On 6/4/2014 6:14 AM, Steve Dower wrote:
I'm agree with Daniel. Directly indexing into text suggests an attempted optimization that is likely to be incorrect for a set of strings. Splitting, regex, concatenation and formatting are really the main operations that matter, and MicroPython can optimize their implementation of these easily enough for O(N) indexing.

Cheers,
Steve

Top-posted from my Windows Phone
------------------------------------------------------------------------
From: Daniel Holth <mailto:dho...@gmail.com>
Sent: ‎6/‎4/‎2014 5:17
To: Paul Sokolovsky <mailto:pmis...@gmail.com>
Cc: python-dev <mailto:python-dev@python.org>
Subject: Re: [Python-Dev] Internal representation of strings and Micropython

If we're voting I think representing Unicode internally in micropython
as utf-8 with O(N) indexing is a great idea, partly because I'm not
sure indexing into strings is a good idea - lots of Unicode code
points don't make sense by themselves; see also grapheme clusters. It
would probably work great.

I think native UTF-8 support is the most promising route for a micropython Unicode support.

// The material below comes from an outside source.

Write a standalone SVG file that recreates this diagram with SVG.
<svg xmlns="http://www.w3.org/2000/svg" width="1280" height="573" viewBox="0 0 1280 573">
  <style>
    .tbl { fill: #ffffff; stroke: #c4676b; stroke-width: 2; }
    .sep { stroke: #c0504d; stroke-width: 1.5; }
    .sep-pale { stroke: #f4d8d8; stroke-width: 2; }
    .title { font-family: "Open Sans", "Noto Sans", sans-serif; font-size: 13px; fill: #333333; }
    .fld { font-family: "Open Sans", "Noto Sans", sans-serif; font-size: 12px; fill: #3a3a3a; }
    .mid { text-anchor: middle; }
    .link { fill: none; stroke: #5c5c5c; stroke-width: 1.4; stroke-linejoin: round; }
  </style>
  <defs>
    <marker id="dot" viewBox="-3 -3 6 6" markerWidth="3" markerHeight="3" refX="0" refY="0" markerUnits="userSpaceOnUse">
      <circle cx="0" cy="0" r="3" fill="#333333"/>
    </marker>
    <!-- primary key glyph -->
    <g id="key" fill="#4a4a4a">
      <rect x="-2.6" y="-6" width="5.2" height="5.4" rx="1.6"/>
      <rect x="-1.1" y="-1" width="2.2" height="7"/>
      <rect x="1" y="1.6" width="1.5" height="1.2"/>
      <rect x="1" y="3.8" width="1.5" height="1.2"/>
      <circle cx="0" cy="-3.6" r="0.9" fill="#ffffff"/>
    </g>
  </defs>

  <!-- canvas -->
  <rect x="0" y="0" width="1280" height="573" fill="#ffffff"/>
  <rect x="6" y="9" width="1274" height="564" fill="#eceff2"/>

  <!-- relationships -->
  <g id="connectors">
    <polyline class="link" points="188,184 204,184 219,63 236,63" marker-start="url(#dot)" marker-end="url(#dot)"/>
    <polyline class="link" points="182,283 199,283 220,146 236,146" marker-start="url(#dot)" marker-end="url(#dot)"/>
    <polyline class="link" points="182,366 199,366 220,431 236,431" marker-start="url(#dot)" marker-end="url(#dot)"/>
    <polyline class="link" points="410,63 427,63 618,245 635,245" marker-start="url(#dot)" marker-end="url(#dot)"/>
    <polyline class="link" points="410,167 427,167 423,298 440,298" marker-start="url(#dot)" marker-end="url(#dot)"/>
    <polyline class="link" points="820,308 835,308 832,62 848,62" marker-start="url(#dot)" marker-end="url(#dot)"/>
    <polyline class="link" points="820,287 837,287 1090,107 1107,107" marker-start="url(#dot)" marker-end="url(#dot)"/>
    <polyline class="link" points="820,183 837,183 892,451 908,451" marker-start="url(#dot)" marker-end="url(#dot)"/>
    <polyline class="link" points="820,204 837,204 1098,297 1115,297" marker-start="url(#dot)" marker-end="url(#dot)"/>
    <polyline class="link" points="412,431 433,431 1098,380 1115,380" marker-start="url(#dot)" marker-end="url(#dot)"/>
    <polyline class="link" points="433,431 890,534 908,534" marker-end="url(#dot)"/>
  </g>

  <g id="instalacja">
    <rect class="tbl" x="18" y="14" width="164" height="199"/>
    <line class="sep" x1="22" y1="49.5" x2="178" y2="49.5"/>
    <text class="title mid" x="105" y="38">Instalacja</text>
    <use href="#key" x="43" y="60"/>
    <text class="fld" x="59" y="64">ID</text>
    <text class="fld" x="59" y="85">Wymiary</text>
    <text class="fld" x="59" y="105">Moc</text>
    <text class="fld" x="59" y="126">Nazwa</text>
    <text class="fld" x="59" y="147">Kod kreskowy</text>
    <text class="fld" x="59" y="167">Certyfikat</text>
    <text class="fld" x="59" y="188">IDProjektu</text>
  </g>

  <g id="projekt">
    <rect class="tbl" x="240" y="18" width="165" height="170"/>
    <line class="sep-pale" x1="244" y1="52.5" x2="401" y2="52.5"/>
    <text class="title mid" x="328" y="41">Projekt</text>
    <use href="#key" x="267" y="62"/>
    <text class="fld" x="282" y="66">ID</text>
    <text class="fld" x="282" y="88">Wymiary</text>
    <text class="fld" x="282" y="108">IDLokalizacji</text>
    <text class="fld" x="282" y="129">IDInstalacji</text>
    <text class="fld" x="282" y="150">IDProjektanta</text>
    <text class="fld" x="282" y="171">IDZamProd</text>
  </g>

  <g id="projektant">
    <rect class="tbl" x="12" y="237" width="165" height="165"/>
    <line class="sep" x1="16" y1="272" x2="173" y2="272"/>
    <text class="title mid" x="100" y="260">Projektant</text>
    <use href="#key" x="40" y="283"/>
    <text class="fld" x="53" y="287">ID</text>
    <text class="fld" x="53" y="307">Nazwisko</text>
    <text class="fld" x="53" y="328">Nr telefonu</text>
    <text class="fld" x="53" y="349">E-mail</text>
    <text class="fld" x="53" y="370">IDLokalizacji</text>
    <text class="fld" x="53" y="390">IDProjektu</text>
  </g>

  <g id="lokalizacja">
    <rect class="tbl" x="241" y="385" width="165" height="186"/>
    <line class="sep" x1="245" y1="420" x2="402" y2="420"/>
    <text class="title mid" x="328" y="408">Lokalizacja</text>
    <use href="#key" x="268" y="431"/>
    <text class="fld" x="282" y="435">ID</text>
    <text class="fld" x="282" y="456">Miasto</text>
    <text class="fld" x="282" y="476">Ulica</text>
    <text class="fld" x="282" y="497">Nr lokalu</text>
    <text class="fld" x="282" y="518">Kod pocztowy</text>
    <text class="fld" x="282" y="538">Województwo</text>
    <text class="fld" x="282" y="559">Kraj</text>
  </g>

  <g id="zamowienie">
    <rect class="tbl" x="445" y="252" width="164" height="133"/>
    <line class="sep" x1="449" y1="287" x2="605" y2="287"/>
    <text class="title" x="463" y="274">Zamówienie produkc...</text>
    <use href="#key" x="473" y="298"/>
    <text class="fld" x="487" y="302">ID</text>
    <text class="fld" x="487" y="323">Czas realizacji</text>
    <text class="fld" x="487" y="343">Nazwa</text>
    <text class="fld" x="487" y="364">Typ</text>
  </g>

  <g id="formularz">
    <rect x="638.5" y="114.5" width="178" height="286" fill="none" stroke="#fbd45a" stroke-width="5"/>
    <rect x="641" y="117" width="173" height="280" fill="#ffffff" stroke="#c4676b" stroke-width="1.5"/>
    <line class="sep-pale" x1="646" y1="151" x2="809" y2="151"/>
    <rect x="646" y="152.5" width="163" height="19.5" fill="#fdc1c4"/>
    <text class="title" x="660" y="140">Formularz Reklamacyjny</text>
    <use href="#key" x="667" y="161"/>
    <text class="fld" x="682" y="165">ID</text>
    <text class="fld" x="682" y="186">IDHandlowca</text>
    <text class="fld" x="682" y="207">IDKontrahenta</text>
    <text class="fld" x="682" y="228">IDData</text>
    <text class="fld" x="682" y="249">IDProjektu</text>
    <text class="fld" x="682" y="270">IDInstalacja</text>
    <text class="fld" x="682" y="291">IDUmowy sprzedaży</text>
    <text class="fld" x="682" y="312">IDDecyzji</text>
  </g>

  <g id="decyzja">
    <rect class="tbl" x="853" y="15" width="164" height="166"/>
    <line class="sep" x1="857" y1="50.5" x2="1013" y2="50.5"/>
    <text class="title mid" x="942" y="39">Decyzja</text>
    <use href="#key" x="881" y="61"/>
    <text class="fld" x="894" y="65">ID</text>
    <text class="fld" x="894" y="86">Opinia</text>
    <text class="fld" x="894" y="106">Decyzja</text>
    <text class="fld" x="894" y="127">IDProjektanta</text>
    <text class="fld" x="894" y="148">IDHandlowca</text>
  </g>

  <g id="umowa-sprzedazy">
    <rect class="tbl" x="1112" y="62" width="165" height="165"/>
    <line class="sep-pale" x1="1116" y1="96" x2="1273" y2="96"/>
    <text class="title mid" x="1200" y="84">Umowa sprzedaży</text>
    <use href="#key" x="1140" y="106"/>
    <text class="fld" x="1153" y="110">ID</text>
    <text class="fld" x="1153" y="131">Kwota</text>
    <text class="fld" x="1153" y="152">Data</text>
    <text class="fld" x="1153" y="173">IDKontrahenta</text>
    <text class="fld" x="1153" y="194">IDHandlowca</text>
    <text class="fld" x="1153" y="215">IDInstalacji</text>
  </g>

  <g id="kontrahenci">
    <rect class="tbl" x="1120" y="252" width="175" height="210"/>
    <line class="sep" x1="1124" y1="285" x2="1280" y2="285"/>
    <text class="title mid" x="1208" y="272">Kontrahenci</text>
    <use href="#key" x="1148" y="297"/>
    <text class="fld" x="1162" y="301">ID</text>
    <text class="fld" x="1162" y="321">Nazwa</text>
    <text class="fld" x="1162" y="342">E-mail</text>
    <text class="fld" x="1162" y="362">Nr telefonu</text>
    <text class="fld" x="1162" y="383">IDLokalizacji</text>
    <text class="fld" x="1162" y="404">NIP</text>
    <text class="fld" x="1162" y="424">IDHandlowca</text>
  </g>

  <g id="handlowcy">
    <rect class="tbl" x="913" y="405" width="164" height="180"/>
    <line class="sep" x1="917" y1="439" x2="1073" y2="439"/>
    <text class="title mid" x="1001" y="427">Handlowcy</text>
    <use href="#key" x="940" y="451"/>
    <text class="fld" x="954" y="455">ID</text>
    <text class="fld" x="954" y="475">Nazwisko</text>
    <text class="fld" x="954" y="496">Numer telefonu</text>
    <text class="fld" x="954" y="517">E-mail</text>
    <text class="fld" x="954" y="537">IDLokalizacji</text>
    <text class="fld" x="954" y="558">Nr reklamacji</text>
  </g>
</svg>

It would be an interesting proof-of-concept to implement an alternative CPython with PEP-393 replaced by UTF-8 internally... doing conversions for APIs that require a different encoding, but always maintaining and computing with the UTF-8 representation.

1) The first proof-of-concept implementation should implement codepoint indexing as a O(N) operation, searching from the beginning of the string for the Nth codepoint.

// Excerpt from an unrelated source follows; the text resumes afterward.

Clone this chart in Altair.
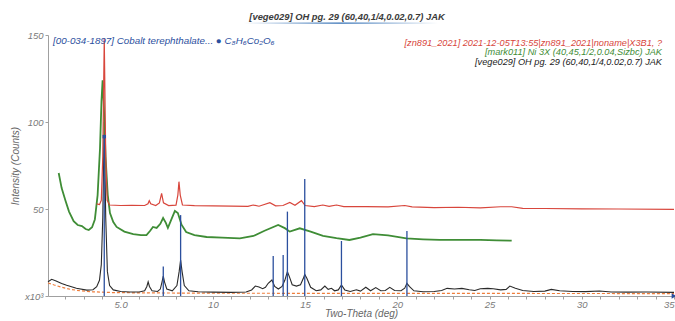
import altair as alt
import pandas as pd

# ---------------- data ----------------
BLACK = [(1.06, 8.2), (1.26, 9.6), (1.5, 8.6), (1.8, 7.2), (2.07, 6.2), (2.6, 4.5), (3.16, 3.4), (3.5, 3.6),
         (3.7, 5.4), (3.85, 9), (3.95, 18), (4.03, 45), (4.11, 100), (4.19, 45), (4.28, 14), (4.4, 6),
         (4.6, 3.5), (5.0, 2.6), (5.5, 2.3), (6.0, 2.3), (6.3, 3), (6.42, 5.5), (6.49, 8.2), (6.56, 5.5),
         (6.7, 3), (7.0, 2.6), (7.15, 4), (7.24, 8), (7.31, 11.5), (7.38, 8), (7.5, 4), (7.8, 3), (8.05, 6),
         (8.17, 14), (8.25, 20.7), (8.33, 14), (8.45, 6), (8.7, 3), (9.2, 2.4), (10.0, 2.2), (11.0, 2.1),
         (11.8, 2.3), (12.1, 3.5), (12.3, 5.7), (12.5, 5.2), (12.7, 4.2), (12.85, 5), (13.0, 7.3), (13.2, 9.2),
         (13.35, 5.5), (13.55, 4), (13.75, 5.5), (13.9, 9), (14.04, 14), (14.15, 11), (14.3, 6.5), (14.53, 5.7),
         (14.75, 6.5), (14.9, 10), (14.98, 12.4), (15.1, 10), (15.3, 5), (15.6, 3), (15.85, 3.5), (16.07, 5.7),
         (16.25, 3.8), (16.43, 4.4), (16.6, 3), (16.8, 3.5), (16.97, 6.3), (17.15, 3.5), (17.45, 2.6),
         (17.78, 3.6), (18.0, 2.8), (18.29, 5), (18.55, 3), (18.83, 4.8), (19.1, 3), (19.35, 3.2), (19.59, 5),
         (19.85, 3.2), (20.2, 3), (20.4, 4.5), (20.52, 7.3), (20.65, 5.5), (20.9, 3), (21.4, 2.4), (22.0, 2.6),
         (22.4, 3.2), (22.7, 4.4), (23.1, 4), (23.5, 4.4), (23.9, 3.6), (24.2, 3.2), (24.5, 4.2), (24.9, 4.4),
         (25.2, 4.2), (25.6, 3.5), (25.9, 3.8), (26.1, 5.7), (26.4, 4.5), (26.8, 3.2), (27.4, 2.6), (28.0, 2.8),
         (28.35, 3.8), (28.8, 3), (29.5, 2.6), (30.2, 2.5), (30.96, 2.9), (31.6, 2.3), (32.5, 2.2), (33.5, 2.3),
         (35.0, 2.1)]

BACKGROUND = [(1.06, 7.5), (1.4, 6.3), (1.8, 5), (2.3, 3.8), (2.8, 3), (3.5, 2.4), (4.5, 2), (6, 1.8),
              (10, 1.6), (20, 1.5), (35, 1.4)]

GREEN = [(1.64, 70.7), (1.8, 62), (2.0, 55), (2.2, 48.5), (2.45, 43), (2.67, 40.8), (2.9, 40.2), (3.1, 38.5),
         (3.27, 37.9), (3.45, 39.5), (3.6, 44), (3.75, 58), (3.88, 85), (3.96, 112), (4.02, 124), (4.08, 112),
         (4.18, 80), (4.3, 58), (4.42, 47.7), (4.6, 42.5), (4.78, 39.7), (5.2, 37), (5.68, 35.6), (6.1, 35),
         (6.4, 35), (6.6, 37.5), (6.75, 39.7), (6.95, 39.1), (7.15, 41.5), (7.3, 44.8), (7.45, 42), (7.56, 39.1),
         (7.75, 44), (7.94, 48.9), (8.1, 47.7), (8.3, 41), (8.55, 36.8), (9.0, 35), (9.66, 33.9), (10.5, 33.5),
         (11.46, 33.1), (12.2, 34.5), (12.8, 37.5), (13.54, 40.8), (13.9, 39), (14.17, 37), (14.71, 38.9),
         (15.3, 37), (15.97, 34.5), (16.7, 33.2), (17.4, 32.2), (18.0, 33.5), (18.68, 35.6), (19.5, 34.8),
         (20.49, 33.1), (21.4, 32.6), (22.3, 32.2), (23.5, 32.3), (24.5, 32.2), (25.4, 32), (26.2, 31.8)]

RED = [(3.7, 52.9), (3.85, 52.5), (3.95, 55), (4.03, 80), (4.11, 148), (4.19, 80), (4.27, 55), (4.4, 52.3),
       (5.0, 52), (5.6, 52.1), (6.3, 52), (6.48, 53), (6.55, 54.8), (6.63, 53), (6.9, 52), (7.1, 53.5),
       (7.22, 59), (7.32, 53.5), (7.6, 52), (8.0, 52.2), (8.1, 58), (8.16, 65.7), (8.23, 58), (8.35, 52.3),
       (9, 51.9), (10, 51.8), (11, 51.6), (11.9, 51.5), (12.18, 52.3), (12.5, 51.6), (13.09, 53.6),
       (13.4, 51.8), (13.8, 52), (14.17, 53.8), (14.45, 52.2), (14.8, 54.8), (15.0, 52), (15.5, 51.4),
       (15.96, 52.3), (16.3, 51.5), (16.7, 52.3), (17.1, 51.4), (18.3, 51.4), (19.5, 51.2), (20.4, 52),
       (20.8, 51.2), (22, 50.8), (23.3, 51), (24.5, 50.6), (25.6, 51.3), (26.2, 51.3), (26.8, 50.4),
       (28, 50.3), (30, 50.1), (32, 50), (35, 49.8)]

STICK_POS = [4.11, 7.31, 8.25, 13.27, 13.81, 14.04, 14.98, 16.97, 20.52]
STICK_INT = [91.6, 16.9, 46.5, 23.0, 23.6, 48.5, 67.2, 31.6, 37.4]

TITLE = "[vege029] OH pg. 29 (60,40,1/4,0.02,0.7) JAK"
CARD_LABEL = "[00-034-1897] Cobalt terephthalate... \u25cf C\u2088H\u2086Co\u2082O\u2086"
SCAN_LABELS = ["[zn891_2021] 2021-12-05T13:55|zn891_2021|noname|X3B1, ?",
               "[mark011] Ni 3X (40,45,1/2,0.04,Sizbc) JAK",
               "[vege029] OH pg. 29 (60,40,1/4,0.02,0.7) JAK"]

C_RED, C_GREEN, C_BLACK, C_BLUE, C_ORANGE = "#d8463c", "#3f8d36", "#2a2a2a", "#2b4f9e", "#ef7d3b"
FONT = "Liberation Sans"


def frame(pts):
    return pd.DataFrame(pts, columns=["tt", "cnt"])


xs = alt.Scale(domain=[1.06, 35], nice=False, zero=False)
ys = alt.Scale(domain=[0, 150], nice=False)
X = alt.X("tt:Q", scale=xs, axis=alt.Axis(
    values=list(range(2, 36)), format="d",
    labelExpr="datum.value % 5 == 0 ? (datum.value == 5 ? '5.0' : datum.label) : ''",
    title="Two-Theta (deg)", labelOverlap=False, grid=False))
Y = alt.Y("cnt:Q", scale=ys, axis=alt.Axis(
    values=[0, 50, 100, 150], labelExpr="datum.value == 0 ? 'x10\u00b3' : datum.label",
    title="Intensity (Counts)", grid=False))

bg = alt.Chart(frame(BACKGROUND)).mark_line(color=C_ORANGE, strokeWidth=1.2, strokeDash=[3, 2]).encode(x=X, y=Y)
black = alt.Chart(frame(BLACK)).mark_line(color=C_BLACK, strokeWidth=1.1).encode(x=X, y=Y)
green = alt.Chart(frame(GREEN)).mark_line(color=C_GREEN, strokeWidth=1.8).encode(x=X, y=Y)
red = alt.Chart(frame(RED)).mark_line(color=C_RED, strokeWidth=1.2).encode(x=X, y=Y)

sticks_df = pd.DataFrame({"tt": STICK_POS, "cnt": STICK_INT})
sticks = alt.Chart(sticks_df).mark_rule(color=C_BLUE, strokeWidth=1.3).encode(
    x=X, y=Y, y2=alt.datum(0))
top_mark = alt.Chart(sticks_df.iloc[[0]]).mark_point(
    shape="square", filled=True, color=C_BLUE, size=12, opacity=1).encode(x=X, y=Y)
end_mark = alt.Chart(pd.DataFrame({"tt": [35], "cnt": [0]})).mark_point(
    shape="triangle-right", filled=True, color=C_BLUE, size=30, opacity=1).encode(x=X, y=Y)

one = alt.Data(values=[{}])
underline = alt.Chart(one).mark_rect(
    fill=alt.LinearGradient(gradient="linear", x1=0, x2=1, y1=0, y2=0,
                            stops=[alt.GradientStop(color="#ffffff", offset=0),
                                   alt.GradientStop(color="#2f6db3", offset=0.5),
                                   alt.GradientStop(color="#ffffff", offset=1)])
).encode(x=alt.value(196), x2=alt.value(390), y=alt.value(-12.6), y2=alt.value(-11.2))

card = alt.Chart(one).mark_text(
    align="left", baseline="middle", font=FONT, fontStyle="italic", fontSize=9.8, color=C_BLUE
).encode(x=alt.value(5), y=alt.value(6), text=alt.value(CARD_LABEL))

scan_texts = []
for lab, col, yy in zip(SCAN_LABELS, [C_RED, C_GREEN, "#222222"], [8.0, 17.4, 26.8]):
    scan_texts.append(alt.Chart(one).mark_text(
        align="right", baseline="middle", font=FONT, fontStyle="italic", fontSize=9.2, color=col
    ).encode(x=alt.value(614), y=alt.value(yy), text=alt.value(lab)))

chart = alt.layer(bg, black, green, red, sticks, top_mark, end_mark, underline, card, *scan_texts).properties(
    width=626, height=261,
    autosize=alt.AutoSizeParams(type="none"),
    padding={"left": 48, "top": 35, "right": 1, "bottom": 25},
    title=alt.TitleParams(TITLE, font=FONT, fontSize=9.4, fontWeight="bold", fontStyle="italic",
                          color="#3a3a3a", anchor="middle", frame="group", dx=-14, dy=14, offset=14),
).configure_view(stroke=None).configure_axis(
    domainColor="#a0a0a0", tickColor="#a0a0a0", tickSize=3,
    labelColor="#7a7a7a", labelFont=FONT, labelFontStyle="italic", labelFontSize=9.5,
    titleColor="#666666", titleFont=FONT, titleFontStyle="italic", titleFontWeight="normal", titleFontSize=10,
).configure_axisX(labelPadding=0, titlePadding=0).configure_axisY(labelPadding=2, titlePadding=4)

chart.save("out.html", embed_options={"renderer": "svg", "actions": False})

Other Proof-of-concept implementation could implement a codepoint boundary cache, there could be a variety of caching algorithms.

2) (Least space efficient) An array that could be indexed by codepoint position and result in byte position. (This would use more space than a UTF-32 representation!)

3) (Most space efficient) One cached entry, that caches the last codepoint/byte position referenced. UTF-8 is able to be traversed in either direction, so "next/previous" codepoint access would be relatively fast (and such are very common operations, even when indexing notation is used: "for ix in range( len( str_x )): func( str_x[ ix ])".)

4) (Fixed size caches) N entries, one for the last codepoint, and others at Codepoint_Length/N intervals. N could be tunable.

5) (Fixed size caches)  Like 4, plus an extra entry like 3.

6) (Variable size caches) Like 2, but only indexing every Nth code point. N could be tunable.

7) (Variable size caches)  Like 6, plus an extra entry like 3.

8) (Content specific variable size caches) Index each codepoint that is a different byte size than the previous codepoint, allowing indexing to be used in the intervals. Worst case size is like 2, best case size is a single entry for the end, when all code points are represented by the same number of bytes.

9) (Content specific variable size caches) Like 8, only cache entries could indicate fixed or variable size characters in the next interval, with a scheme like 4 or 6 used to prevent one interval from covering the whole string.

Other hybrid schemes may present themselves as useful once experience is gained with some of these. It might be surprising how few algorithms need more than algorithm 3 to get reasonable performance.